Pertencer a uma classe social mais alta não livra ninguém do problema. As pessoas de maior renda são justamente as que têm maior resistência em admitir a compulsão. Pior. É comum que, diante dos apuros, como a perda do emprego, algumas tentem manter o mesmo padrão de vida em vez de cortar gastos para se encaixar à nova realidade. Pedir um empréstimo para quitar outra dívida é um comportamento recorrente entre os endividados. A tendência é recorrer, num primeiro momento, a modalidades como cheque especial e cartão de crédito — de longe as mais caras.
Para sair do vermelho, aceitar o vício é o primeiro passo. Uma vez que o devedor reconhece o problema, a próxima etapa é se planejar.

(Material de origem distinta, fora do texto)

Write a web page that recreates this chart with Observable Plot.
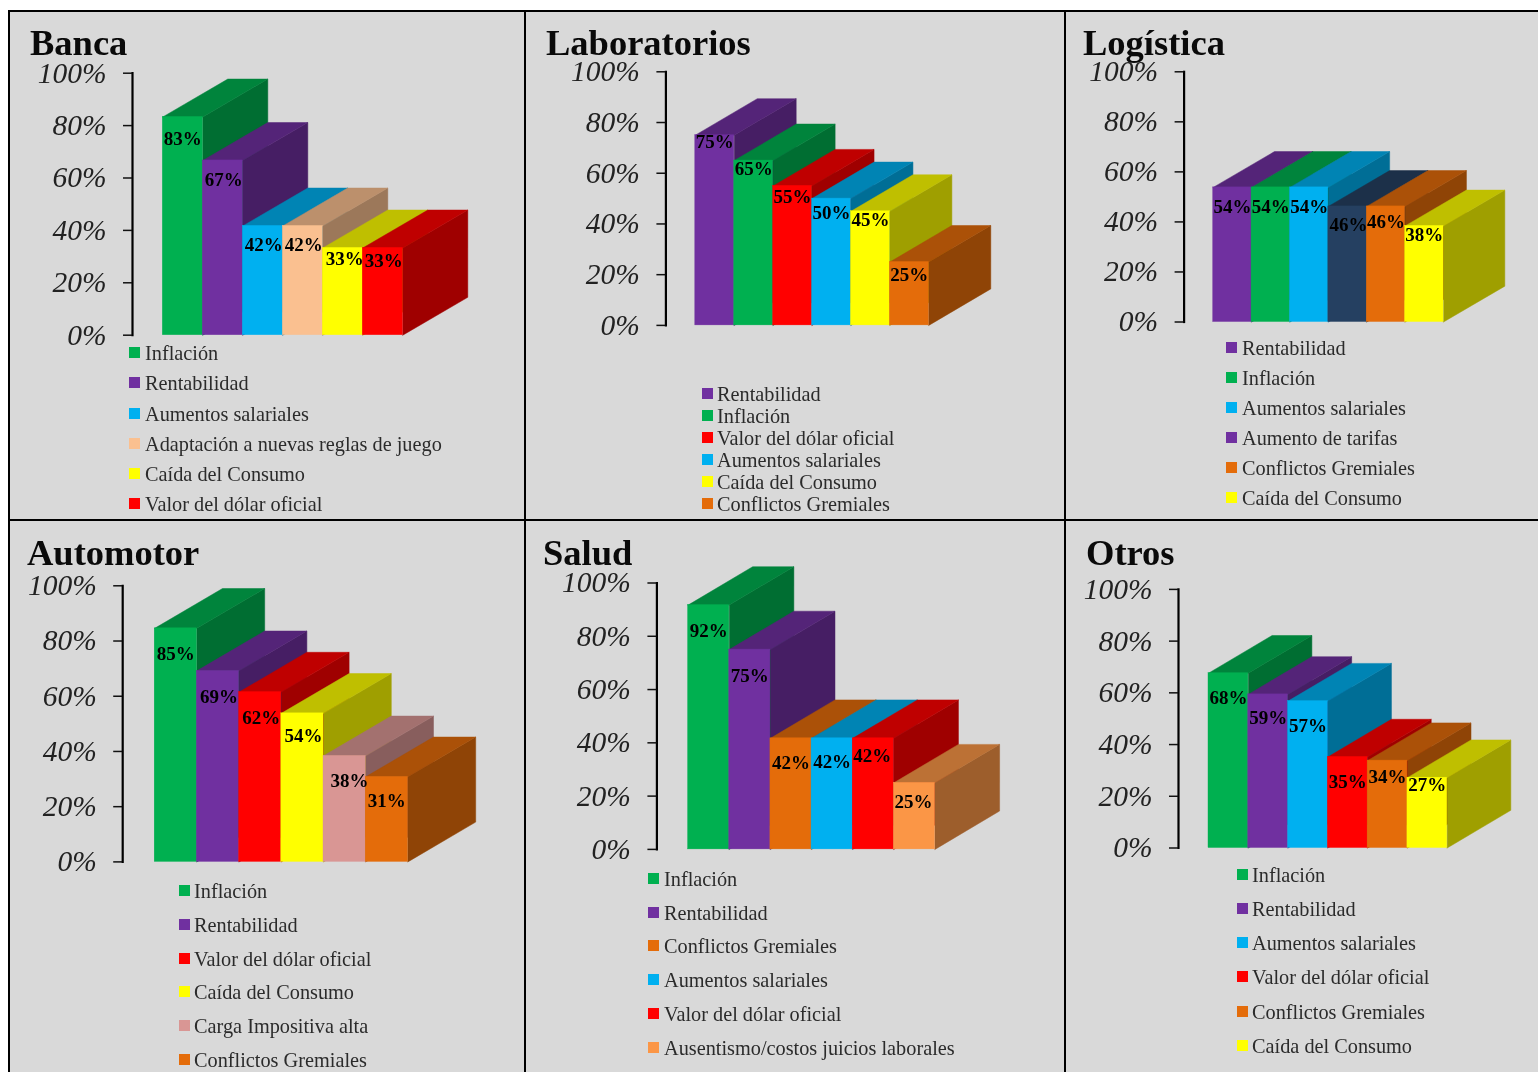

Foi o que conseguiu fazer o operador de cobrança Giovanni Cardoso dos Santos, de 24 anos. Como ele não pagava a fatura toda do cartão e continuava a consumir acima do seu padrão, o débito se multiplicou e atingiu 2 100 reais. “Foi um descontrole. Tinha quatro cartões.” No último Feirão Limpa Nome da Serasa, ele renegociou a dívida, que caiu para 597 reais. Recém-saído da lista de devedores, Santos diz que não pretende voltar a usar o cartão de crédito tão cedo. “Quero manter o meu nome limpo.”